**Collected data**
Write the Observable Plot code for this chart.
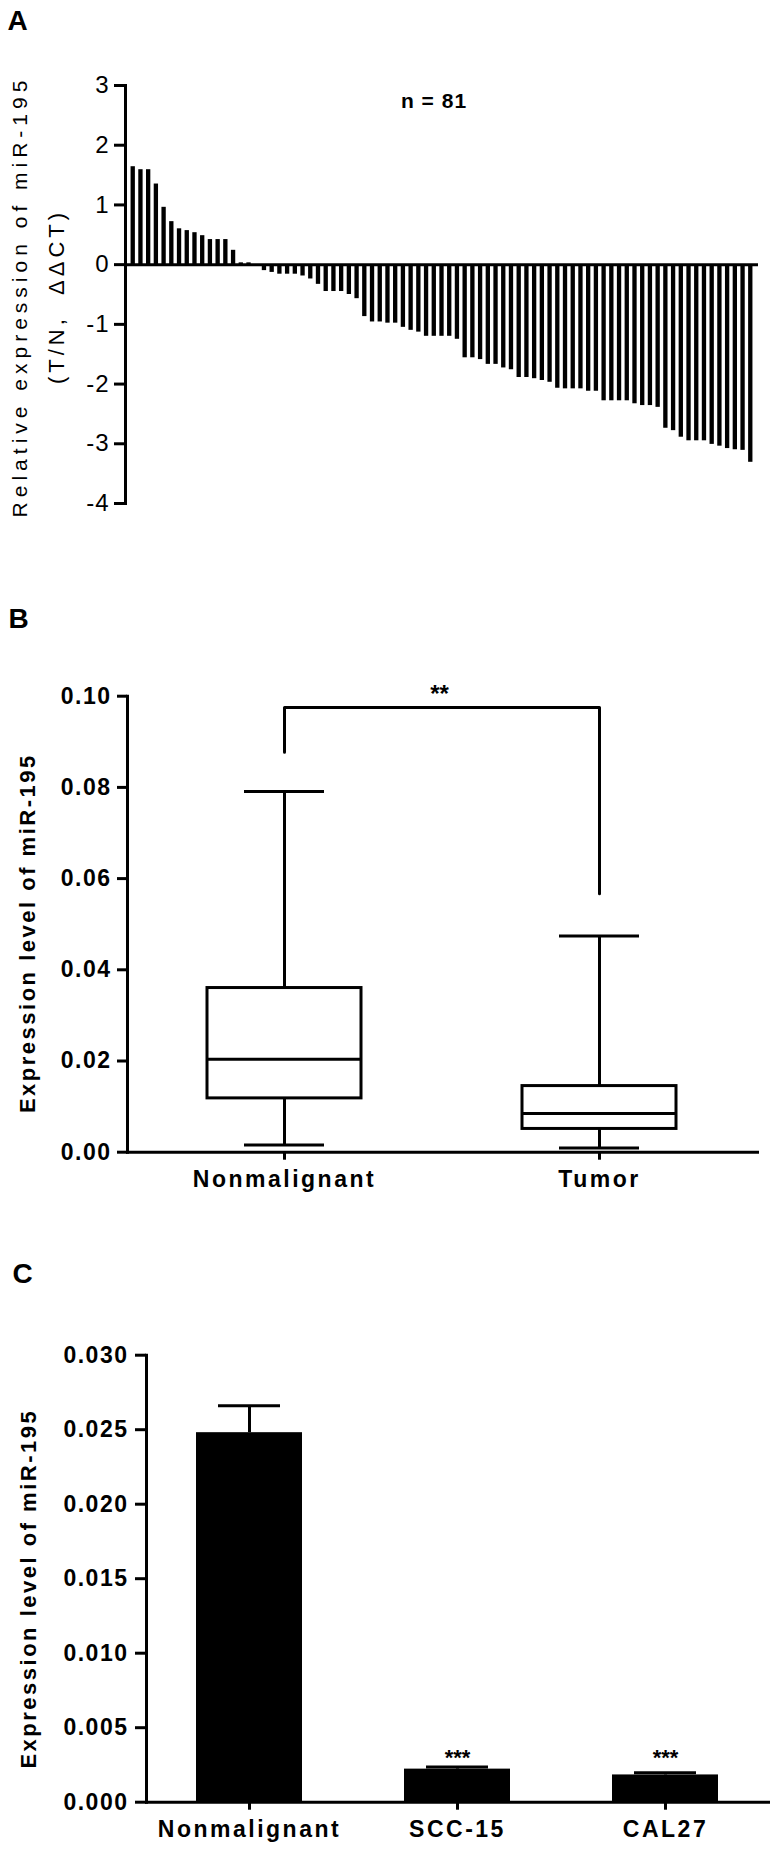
<!DOCTYPE html>
<html><head><meta charset="utf-8">
<script src="https://cdn.jsdelivr.net/npm/d3@7"></script>
<script src="https://cdn.jsdelivr.net/npm/@observablehq/plot@0.6"></script>
<style>
body{margin:0;background:#fff;}
#page{position:relative;width:772px;height:1852px;overflow:hidden;background:#fff;}
#page > div{position:absolute;left:0;width:772px;}
</style></head>
<body><div id="page"><div id="a" style="top:0px"></div><div id="b" style="top:560px"></div><div id="c" style="top:1240px"></div></div>
<script>
const FONT = '"Liberation Sans", Arial, Helvetica, sans-serif';

// ---------- Panel A: per-case relative expression (T/N, ΔΔCT), sorted ----------
const nCases = 81;
const foldChanges = [1.64, 1.59, 1.59, 1.35, 0.96, 0.72, 0.60, 0.57, 0.535, 0.485, 0.42, 0.42, 0.42, 0.24, 0.03, 0.03, 0.0,
  -0.10, -0.13, -0.16, -0.16, -0.16, -0.19, -0.24, -0.33, -0.45, -0.45, -0.45, -0.50, -0.57, -0.87, -0.96, -0.96, -0.98, -0.98,
  -1.05, -1.10, -1.13, -1.20, -1.20, -1.20, -1.20, -1.25, -1.56, -1.56, -1.59, -1.67, -1.67, -1.73, -1.76, -1.89, -1.89, -1.91,
  -1.94, -1.97, -2.07, -2.08, -2.08, -2.08, -2.12, -2.12, -2.28, -2.28, -2.28, -2.28, -2.33, -2.36, -2.36, -2.39, -2.74, -2.78,
  -2.89, -2.95, -2.95, -2.95, -3.01, -3.04, -3.08, -3.10, -3.11, -3.31];
const yTicksA = [-4, -3, -2, -1, 0, 1, 2, 3];
const titleA1 = "Relative expression of miR-195";
const titleA2 = "(T/N,  \u0394\u0394CT)";

// ---------- Panel B: box plot ----------
const boxGroups = ["Nonmalignant", "Tumor"];
const whiskerLow = [0.0016, 0.0009];
const q1s = [0.0118, 0.0051];
const medians = [0.0204, 0.0085];
const q3s = [0.0360, 0.0145];
const whiskerHigh = [0.0791, 0.0474];
const bracketTop = 0.0975;
const bracketLegs = [0.0877, 0.0567];
const sigB = "**";
const yTicksB = [0, 0.02, 0.04, 0.06, 0.08, 0.10];

// ---------- Panel C: cell lines ----------
const cells = ["Nonmalignant", "SCC-15", "CAL27"];
const cellMeans = [0.0248, 0.00222, 0.00183];
const cellSDs = [0.0018, 0.00015, 0.00015];
const cellSig = ["", "***", "***"];
const cellSigY = [0.0030, 0.0030, 0.0030];
const yTicksC = [0, 0.005, 0.010, 0.015, 0.020, 0.025, 0.030];

const yTitleBC = "Expression level of miR-195";

function styleSvg(svg, opts) {
  const s = d3.select(svg);
  s.selectAll("line, path").attr("stroke-width", 3);
  s.selectAll('[aria-label^="y-axis"] text')
    .style("font-size", opts.yFont + "px").style("font-weight", opts.weight)
    .style("letter-spacing", opts.ySpace + "px").style("font-family", FONT).attr("fill", "#000");
  s.selectAll('[aria-label^="x-axis"] text')
    .style("font-size", opts.xFont + "px").style("font-weight", opts.weight)
    .style("letter-spacing", opts.xSpace + "px").style("font-family", FONT).attr("fill", "#000");
  for (const [txt, sp] of opts.spacing || []) {
    s.selectAll("text").filter(function () { return this.textContent === txt; }).style("letter-spacing", sp + "px");
  }
}

// Panel A
const idx = foldChanges.map((_, i) => i + 1);
const dataA = idx.map(i => ({case: i, value: foldChanges[i - 1]}));
const plotA = Plot.plot({
  width: 772, height: 540,
  marginTop: 85, marginBottom: 37, marginLeft: 125, marginRight: 14,
  style: {fontFamily: FONT, fontSize: "22px", color: "#000", background: "#fff", overflow: "visible"},
  x: {type: "band", domain: idx, paddingInner: 0.44, paddingOuter: 0.72, axis: null},
  y: {domain: [-4, 3], ticks: yTicksA, tickFormat: d => String(d), tickSize: 11, tickPadding: 5, line: true, label: null},
  marks: [
    Plot.barY(dataA, {x: "case", y: "value", fill: "#000"}),
    Plot.ruleY([0], {stroke: "#000", strokeWidth: 3}),
    Plot.text(["A"], {text: d => d, frameAnchor: "top-left", textAnchor: "start", lineAnchor: "top", dx: -118, dy: -75, fontSize: 28, fontWeight: "bold"}),
    Plot.text([`n = ${nCases}`], {text: d => d, frameAnchor: "top", textAnchor: "middle", lineAnchor: "top", dx: -8, dy: 8, fontSize: 21, fontWeight: "bold"}),
    Plot.text([titleA1], {text: d => d, frameAnchor: "left", textAnchor: "middle", lineAnchor: "middle", rotate: -90, dx: -105, dy: 2, fontSize: 21}),
    Plot.text([titleA2], {text: d => d, frameAnchor: "left", textAnchor: "middle", lineAnchor: "middle", rotate: -90, dx: -69, dy: 2, fontSize: 22})
  ]
});
styleSvg(plotA, {yFont: 24, xFont: 24, ySpace: 1, xSpace: 1, weight: "normal",
  spacing: [[titleA1, 5], [titleA2, 4], [`n = ${nCases}`, 1]]});
document.getElementById("a").appendChild(plotA);

// Panel B
const boxData = boxGroups.map((g, i) => ({group: g, lo: whiskerLow[i], q1: q1s[i], med: medians[i], q3: q3s[i], hi: whiskerHigh[i]}));
const bracketPts = [
  {group: boxGroups[0], y: bracketLegs[0]},
  {group: boxGroups[0], y: bracketTop},
  {group: boxGroups[1], y: bracketTop},
  {group: boxGroups[1], y: bracketLegs[1]}
];
const plotB = Plot.plot({
  width: 772, height: 680,
  marginTop: 135.7, marginBottom: 88.3, marginLeft: 127, marginRight: 15,
  style: {fontFamily: FONT, fontSize: "22px", fontWeight: "bold", color: "#000", background: "#fff", overflow: "visible"},
  x: {type: "band", domain: boxGroups, paddingInner: 0.51, paddingOuter: 0.255, tickSize: 8, tickPadding: 10, line: true, label: null},
  y: {domain: [0, 0.1], ticks: yTicksB, tickFormat: d3.format(".2f"), tickSize: 10, tickPadding: 6, line: true, label: null},
  marks: [
    Plot.ruleX(boxData, {x: "group", y1: "lo", y2: "q1", stroke: "#000", strokeWidth: 3}),
    Plot.ruleX(boxData, {x: "group", y1: "q3", y2: "hi", stroke: "#000", strokeWidth: 3}),
    Plot.tickY(boxData, {x: "group", y: "lo", stroke: "#000", strokeWidth: 3, insetLeft: 37, insetRight: 37}),
    Plot.tickY(boxData, {x: "group", y: "hi", stroke: "#000", strokeWidth: 3, insetLeft: 37, insetRight: 37}),
    Plot.barY(boxData, {x: "group", y1: "q1", y2: "q3", fill: "none", stroke: "#000", strokeWidth: 3}),
    Plot.tickY(boxData, {x: "group", y: "med", stroke: "#000", strokeWidth: 3}),
    Plot.line(bracketPts, {x: "group", y: "y", stroke: "#000", strokeWidth: 3, curve: "linear"}),
    Plot.text([{label: sigB, y: bracketTop}], {y: "y", text: "label", frameAnchor: "middle", textAnchor: "middle", dx: -3, dy: -13, fontSize: 24, fontWeight: "bold"}),
    Plot.text(["B"], {text: d => d, frameAnchor: "top-left", textAnchor: "start", lineAnchor: "top", dx: -119, dy: -88, fontSize: 28, fontWeight: "bold"}),
    Plot.text([yTitleBC], {text: d => d, frameAnchor: "left", textAnchor: "middle", lineAnchor: "middle", rotate: -90, dx: -100, dy: 9, fontSize: 22, fontWeight: "bold"})
  ]
});
styleSvg(plotB, {yFont: 23, xFont: 23, ySpace: 1.5, xSpace: 2.5, weight: "bold", spacing: [[yTitleBC, 2.5]]});
document.getElementById("b").appendChild(plotB);

// Panel C
const cData = cells.map((c, i) => ({cell: c, mean: cellMeans[i], sd: cellSDs[i], sig: cellSig[i], sigY: cellSigY[i]}));
const plotC = Plot.plot({
  width: 772, height: 612,
  marginTop: 114.7, marginBottom: 50.3, marginLeft: 146, marginRight: 4,
  style: {fontFamily: FONT, fontSize: "22px", fontWeight: "bold", color: "#000", background: "#fff", overflow: "visible"},
  x: {type: "band", domain: cells, paddingInner: 0.49, paddingOuter: 0.24, tickSize: 8, tickPadding: 10, line: true, label: null},
  y: {domain: [0, 0.03], ticks: yTicksC, tickFormat: d3.format(".3f"), tickSize: 11, tickPadding: 7, line: true, label: null},
  marks: [
    Plot.ruleX(cData, {x: "cell", y1: "mean", y2: d => d.mean + d.sd, stroke: "#000", strokeWidth: 3}),
    Plot.tickY(cData, {x: "cell", y: d => d.mean + d.sd, stroke: "#000", strokeWidth: 3, insetLeft: 22, insetRight: 22}),
    Plot.barY(cData, {x: "cell", y: "mean", fill: "#000"}),
    Plot.text(cData, {x: "cell", y: "sigY", text: "sig", fontSize: 22, fontWeight: "bold"}),
    Plot.text(["C"], {text: d => d, frameAnchor: "top-left", textAnchor: "start", lineAnchor: "top", dx: -134, dy: -92, fontSize: 28, fontWeight: "bold"}),
    Plot.text([yTitleBC], {text: d => d, frameAnchor: "left", textAnchor: "middle", lineAnchor: "middle", rotate: -90, dx: -118, dy: 10, fontSize: 22, fontWeight: "bold"})
  ]
});
styleSvg(plotC, {yFont: 23, xFont: 23, ySpace: 1.5, xSpace: 2.5, weight: "bold", spacing: [[yTitleBC, 2.5]]});
document.getElementById("c").appendChild(plotC);
</script>
</body></html>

**Task objective**
Count each line above in which the string "this" appears, then state only the total.

**Written reply**
2